Updated Chart of the S&P 500 and Secondary Signals

Of our Four secondary indicators under our MTI:

  1. Relative Strength Index (RSI)-Positive

  2. Chaikin Money Flow (CMF)-Negative

  3. MACD- Positive

  4. Money Flow Index-MFI-Positive

More on the Market and the Economy:

Stocks ended higher on Friday, with the S&P 500 finishing the week up .6%, marking its second straight weekly advance.


This week data will be released on new home sales, pending home sales, construction spending, manufacturing, consumer spending and GDP.

The Fed’s latest FOMC meeting minutes showed that officials were more positive about the economic outlook as they see “substantial underlying economic momentum”. Officials also “anticipated that the rate of economic growth in 2018 would exceed their estimates of its sustainable longer-run pace and that labor market conditions would strengthen further”.

The Conference Board’s leading economic index rose 1% in January, and “continues to point to robust economic growth in the first half of 2018. While the recent stock market volatility will not be reflected in the U.S. LEI until next month, consumers’ and business’ outlook on the economy had been improving for several months and should not be greatly impacted. The leading indicators reflect an economy with widespread strengths coming from financial conditions, manufacturing, residential construction, and labor markets”, according to the Conference Board.

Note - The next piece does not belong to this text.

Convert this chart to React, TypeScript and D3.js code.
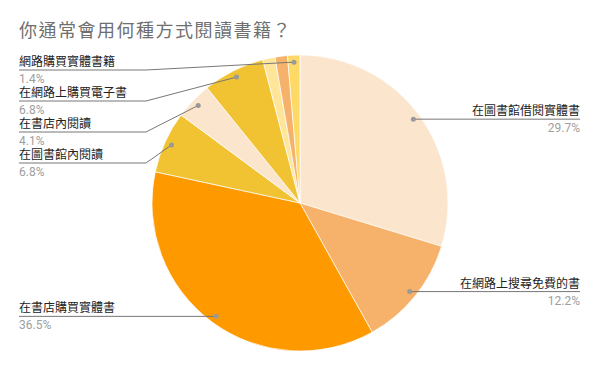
import * as d3 from 'd3'

// responses per option (74 respondents), in drawing order starting at 12 o'clock
const categories = [
  '在圖書館借閱實體書',
  '在網路上搜尋免費的書',
  '在書店購買實體書',
  '在圖書館內閱讀',
  '在書店內閱讀',
  '在網路上購買電子書',
  null,
  null,
  '網路購買實體書籍'
]
const counts = [22, 9, 27, 5, 3, 5, 1, 1, 1]
const colors = ['#fce5cd', '#f6b26b', '#ff9900', '#f1c232', '#fce5cd', '#f1c232', '#ffe599', '#f6b26b', '#ffd966']

const title = '你通常會用何種方式閱讀書籍？'

export default function App() {
  const width = 600
  const height = 371
  const cx = 300
  const cy = 203
  const radius = 148
  const dotRadius = 141
  const labelLeft = 19
  const labelRight = 580
  const bendX = 146
  const rowGap = 31
  const minLineY = 70

  const total = d3.sum(counts)
  const pct = d3.format('.1%')
  const pie = d3.pie<number>().sort(null).value(d => d)
  const arcs = pie(counts)
  const arc = d3.arc<d3.PieArcDatum<number>>().innerRadius(0).outerRadius(radius)
  const dotArc = d3.arc<d3.PieArcDatum<number>>().innerRadius(dotRadius).outerRadius(dotRadius)

  const labels = arcs
    .map((a, i) => {
      const [dx, dy] = dotArc.centroid(a)
      const mid = (a.startAngle + a.endAngle) / 2
      return { i, name: categories[i], value: counts[i], x: cx + dx, y: cy + dy, right: mid < Math.PI, lineY: cy + dy }
    })
    .filter(l => l.name)

  // stack the left-hand labels from the top so they don't overlap
  const left = labels.filter(l => !l.right).sort((a, b) => a.y - b.y)
  let prev = -Infinity
  left.forEach(l => {
    l.lineY = Math.max(l.y, prev + rowGap, minLineY)
    prev = l.lineY
  })

  const font = "Roboto, 'Noto Sans CJK TC', sans-serif"

  return (
    <svg width={width} height={height} style={{ position: 'absolute', left: 0, top: 0, background: '#fff' }} fontFamily={font}>
      <text x={labelLeft} y={37} fontSize={18} letterSpacing={1.5} fill="#6f6f6f">{title}</text>
      <g transform={`translate(${cx},${cy})`}>
        {arcs.map((a, i) => (
          <path key={i} d={arc(a)!} fill={colors[i]} stroke="#fff" strokeWidth={0.7} />
        ))}
      </g>
      {labels.map(l => {
        const points = l.right
          ? [[l.x, l.lineY], [labelRight, l.lineY]]
          : l.lineY === l.y
            ? [[l.x, l.y], [labelLeft, l.lineY]]
            : [[l.x, l.y], [bendX, l.lineY], [labelLeft, l.lineY]]
        const tx = l.right ? labelRight : labelLeft
        const anchor = l.right ? 'end' : 'start'
        return (
          <g key={l.i}>
            <path d={d3.line()(points as [number, number][])!} fill="none" stroke="#777" strokeWidth={1} />
            <circle cx={l.x} cy={l.y} r={2.5} fill="#999" />
            <text x={tx} y={l.lineY - 4} fontSize={12} fill="#222" textAnchor={anchor}>{l.name}</text>
            <text x={tx} y={l.lineY + 13} fontSize={12} fill="#9e9e9e" textAnchor={anchor}>{pct(l.value / total)}</text>
          </g>
        )
      })}
    </svg>
  )
}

Existing home sales dropped 3.2% in January to an annual rate of 5.38 million, the second straight monthly decline and the biggest drop in 3 years. According to the National Association of Realtors, “the utter lack of sufficient housing supply and its influence on higher home prices muted overall sales activity in much of the U.S. last month. While the good news is that realtors in most areas are saying buyer traffic is even stronger than the beginning of last year, sales failed to follow course and far lagged last January’s pace. It’s very clear that too many markets right now are becoming less affordable and desperately need more new listings to calm the speedy price growth”.